Wie erfahren wir etwas, das keine Form hat? Unsere Gedanken bieten dafür ein gutes Beispiel. Man kann sie zwar mit elektrischen Impulsen im Gehirn in Verbindung bringen, doch diese Impulse sind nicht die Gedanken selbst. Sie sind nur ihre physische Begleitmusik. Wie aus ihnen Erleben, Bedeutung und ganze innere Landschaften entstehen, gehört zu den großen Rätseln des menschlichen Daseins – und verweist auf die immaterielle Dimension des Bewusstseins.

 

Meditation als innere Forschungsreise

Meditation ist für mich eine Reise in den Raum von Geist und Körper – vertraut und dennoch voller Geheimnisse. Zuerst spüre ich, wie der Körper ganz von selbst atmet. Dann taucht ein Geräusch auf, oder ein Gedanke kommt, wie ein Besucher, der schon im Raum steht, bevor ich ihn bewusst wahrnehme. Ein Gefühl regt sich, flüchtig wie ein Schatten auf Wasser. Jeder Moment erscheint für sich, klar umrissen – und mit ihm entsteht das Bewusstsein, das ihn erkennt.

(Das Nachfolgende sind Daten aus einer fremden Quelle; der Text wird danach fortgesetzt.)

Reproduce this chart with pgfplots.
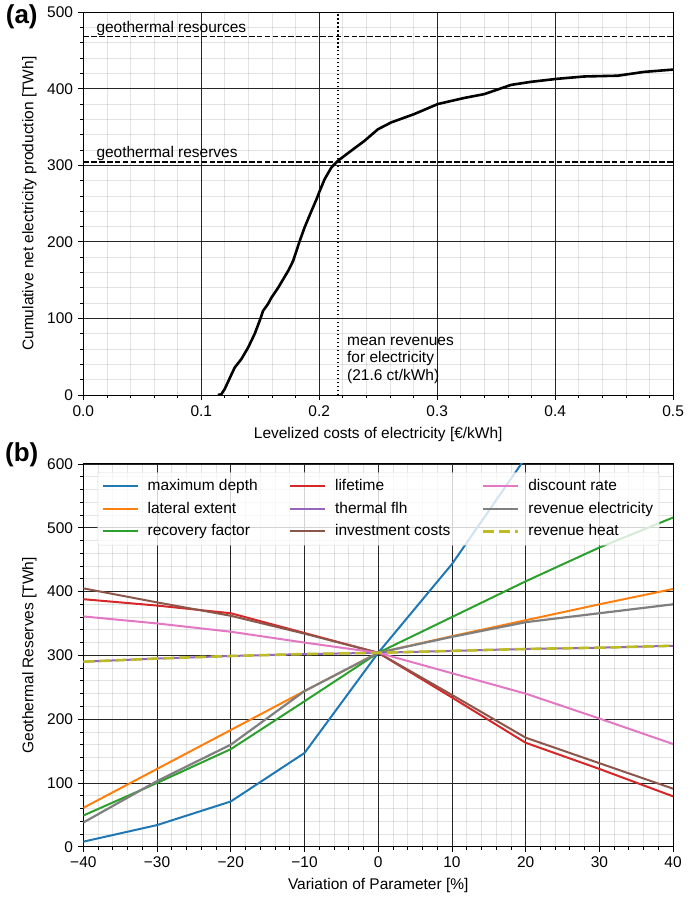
\documentclass[border=0pt]{standalone}
\usepackage{fontspec}
\setmainfont{Liberation Sans}
\usepackage{pgfplots}
\pgfplotsset{compat=1.18}

\definecolor{tabblue}{HTML}{1F77B4}
\definecolor{taborange}{HTML}{FF7F0E}
\definecolor{tabgreen}{HTML}{2CA02C}
\definecolor{tabred}{HTML}{D62728}
\definecolor{tabpurple}{HTML}{9467BD}
\definecolor{tabbrown}{HTML}{8C564B}
\definecolor{tabpink}{HTML}{E377C2}
\definecolor{tabgray}{HTML}{7F7F7F}
\definecolor{tabolive}{HTML}{BCBD22}

\pgfplotsset{
  panel/.style={
    scale only axis,
    width=590.6pt, height=383.4pt,
    anchor=south west,
    /pgf/number format/assume math mode=true,
    tick label style={font=\fontsize{15.5}{18}\selectfont},
    label style={font=\fontsize{15.5}{18}\selectfont},
    tick pos=left,
    tick align=outside,
    major tick length=5pt,
    minor tick length=3pt,
    tick style={black, line width=0.8pt},
    axis line style={black, line width=0.9pt},
    grid=both,
    major grid style={black!85, line width=0.8pt},
    minor grid style={black, opacity=0.11, line width=0.8pt},
    minor x tick num=4,
    minor y tick num=4,
  }
}

\begin{document}
\fontsize{15.5}{18}\selectfont
\begin{tikzpicture}
\path (0pt,0pt) rectangle (685pt,899pt);

% (a) cumulative production over LCOE
\begin{axis}[panel,
  at={(81.7pt,504.7pt)},
  xmin=0, xmax=0.5, ymin=0, ymax=500,
  xtick={0,0.1,0.2,0.3,0.4,0.5},
  xticklabels={0.0,0.1,0.2,0.3,0.4,0.5},
  ytick={0,100,200,300,400,500},
  xlabel={Levelized costs of electricity [€/kWh]},
  ylabel={Cumulative net electricity production [TWh]},
]
\addplot[black, line width=1.6pt, dash pattern=on 5.5pt off 2.4pt] coordinates {(0,468) (0.5,468)};
\addplot[black, line width=1.6pt, dash pattern=on 5.5pt off 2.4pt] coordinates {(0,304) (0.5,304)};
\addplot[black, line width=1.5pt, dash pattern=on 1.5pt off 2.5pt] coordinates {(0.216,0) (0.216,500)};
\addplot[black, line width=2.6pt, line join=round] coordinates {
  (0.114,0) (0.117,1) (0.1199,8) (0.1256,27) (0.1284,36) (0.134,47)
  (0.1397,62) (0.1453,80) (0.1495,97) (0.1524,110) (0.1566,119)
  (0.1594,127) (0.1651,140) (0.1736,162) (0.1778,175) (0.1834,201)
  (0.1876,219) (0.1933,240) (0.1975,255) (0.2,265) (0.2046,282)
  (0.2102,297) (0.2159,306) (0.2271,319) (0.2384,332) (0.2497,347)
  (0.261,356) (0.2807,367) (0.3005,380) (0.3231,388) (0.34,393)
  (0.3626,405) (0.3795,409) (0.4021,413) (0.4247,416) (0.453,417)
  (0.4755,422) (0.5,425)
};
\node[anchor=base west, inner sep=0pt] at (axis cs:0.011,474) {geothermal resources};
\node[anchor=base west, inner sep=0pt] at (axis cs:0.011,310) {geothermal reserves};
\node[anchor=north west, inner sep=0pt, align=left,
  font=\fontsize{15.5}{17.5}\selectfont] at (axis cs:0.2235,76)
  {mean revenues\\for electricity\\(21.6 ct/kWh)};
\end{axis}

% (b) sensitivity of reserves
\begin{axis}[panel,
  at={(81.7pt,52.3pt)},
  xmin=-40, xmax=40, ymin=0, ymax=600,
  xtick={-40,-30,-20,-10,0,10,20,30,40},
  xticklabels={−40,−30,−20,−10,0,10,20,30,40},
  ytick={0,100,200,300,400,500,600},
  xlabel={Variation of Parameter [\%]},
  ylabel={Geothermal Reserves [TWh]},
  legend columns=3,
  transpose legend,
  legend cell align=left,
  legend image code/.code={\draw[#1] (0pt,0pt) -- (35pt,0pt);},
  legend style={at={(0.024,0.978)}, anchor=north west,
    draw=black!15, rounded corners=2pt, fill=white,
    fill opacity=0.8, text opacity=1, draw opacity=1,
    font=\fontsize{15.5}{18}\selectfont,
    /tikz/every odd column/.append style={column sep=7pt},
    /tikz/every even column/.append style={column sep=29.5pt},
    row sep=5pt, inner xsep=4pt, inner ysep=5pt},
]
\addplot[tabblue, line width=2pt] coordinates {
  (-40,8) (-30,34) (-20,71) (-10,147) (0,304) (10,443) (20,610)};
\addlegendentry{maximum depth}
\addplot[taborange, line width=2pt] coordinates {
  (-40,61) (-30,122) (-20,183) (-10,244) (0,304) (10,330) (20,355) (30,380) (40,404)};
\addlegendentry{lateral extent}
\addplot[tabgreen, line width=2pt] coordinates {
  (-40,49) (-30,100) (-20,153) (-10,228) (0,304) (10,360) (20,416) (30,469) (40,516)};
\addlegendentry{recovery factor}
\addplot[tabred, line width=2pt] coordinates {
  (-40,388) (-30,378) (-20,366) (-10,335) (0,304) (10,234) (20,163) (30,122) (40,79)};
\addlegendentry{lifetime}
\addplot[tabpurple, line width=2pt] coordinates {
  (-40,290) (-30,295) (-20,299) (-10,302) (0,304) (10,307) (20,310) (30,312) (40,315)};
\addlegendentry{thermal flh}
\addplot[tabbrown, line width=2pt] coordinates {
  (-40,405) (-30,383) (-20,362) (-10,334) (0,304) (10,238) (20,171) (30,131) (40,91)};
\addlegendentry{investment costs}
\addplot[tabpink, line width=2pt] coordinates {
  (-40,361) (-30,350) (-20,337) (-10,320) (0,304) (10,272) (20,240) (30,201) (40,161)};
\addlegendentry{discount rate}
\addplot[tabgray, line width=2.2pt] coordinates {
  (-40,38) (-30,103) (-20,160) (-10,244) (0,304) (10,329) (20,352) (30,366) (40,380)};
\addlegendentry{revenue electricity}
\addplot[tabolive, line width=2.6pt, dash pattern=on 11pt off 5pt] coordinates {
  (-40,290) (-30,295) (-20,299) (-10,302) (0,304) (10,307) (20,310) (30,312) (40,315)};
\addlegendentry{revenue heat}
\end{axis}

\node[font=\bfseries\fontsize{26}{26}\selectfont] at (20pt,883pt) {(a)};
\node[font=\bfseries\fontsize{26}{26}\selectfont] at (20pt,445pt) {(b)};
\end{tikzpicture}
\end{document}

Es gibt dieses Aufblitzen von Objekt und Gewahrsein, die gemeinsam auftauchen und wieder vergehen, wie Wellen, die am Strand entstehen und sich auflösen. In solchen Momenten wird die Vorstellung eines festen Selbst fast durchsichtig. Ich erkenne mich als Bewegung, als Dynamik von Bewusstheit, die von Augenblick zu Augenblick weiterfließt. Dieser ständig verändernde Fluss zeigt mir, wie leicht, frei und offen mein Inneres sein kann, wenn ich einfach ruhe.

 

Bewusstsein: immateriell, flüchtig, im Wandel

In jedem Augenblick entsteht Bewusstsein neu. Es hat keinen festen Kern und keinen dauerhaften Bestand. Wie alles Erfahrene ist es bedingt: ein Ereignis, das entsteht, weil bestimmte Ursachen zusammentreffen – und sofort wieder vergeht. Jeder Moment beeinflusst den nächsten als Impuls, Tendenz oder energetischer Übergang. Alles, was wir erleben, geschieht im Geist.

Das Verständnis von Karma wird zu einer kraftvollen Orientierung, wenn wir es auf das Hier und Jetzt beziehen. Karma bedeutet: Jede Handlung hat eine Wirkung. Jede absichtsvolle Tat ist ein Same. Wir pflanzen heute, und irgendwann wächst etwas daraus – vielleicht eine Blume, vielleicht ein ganzer Baum. Wir wissen nicht genau, wie oder wann, doch das Prinzip ist eindeutig: Unsere Handlungen prägen unsere Zukunft.

Freundlichkeit, Großzügigkeit und Geduld – ebenso wie Ärger, Neid oder Härte – haben Wirkung. Wir können es täglich beobachten. Und wenn wir sehen, wie direkt sich unser Verhalten auf unser Erleben auswirkt, warum sollten wir dann nicht Samen des Glücks, der Klarheit und des Wohlbefindens säen? Dieses Verständnis von Bewusstsen macht uns handlungsfähig. Es stärkt unser Vertrauen darin, dass wir aktiv mitgestalten können, wie sich unser Leben entfaltet.

 

Nachspüren mit Jetsunma Tenzin Palmo

Oft verlieren wir uns in Gedanken, ohne es zu bemerken. Darum wenden wir uns dem Atem zu – besonders dem Ausatmen – ganz ohne ihn zu verändern. Gedanken dürfen weiterziehen wie Wolken am Himmel, doch wir folgen ihnen nicht. Sobald wir merken, dass wir abgeschweift sind, kehren wir sanft zum Atem zurück.

Atem und Geist beruhigen einander. Wird der Atem weicher, wird auch der Geist stiller. Diese einfache, tiefgründige Praxis bringt Achtsamkeit in unseren Alltag – ins Gehen, ins Sitzen, in Momente der Unruhe. Mit der Zeit lösen wir uns aus dem Griff der Gedanken und öffnen unser Herz für mehr Freundlichkeit und Mitgefühl.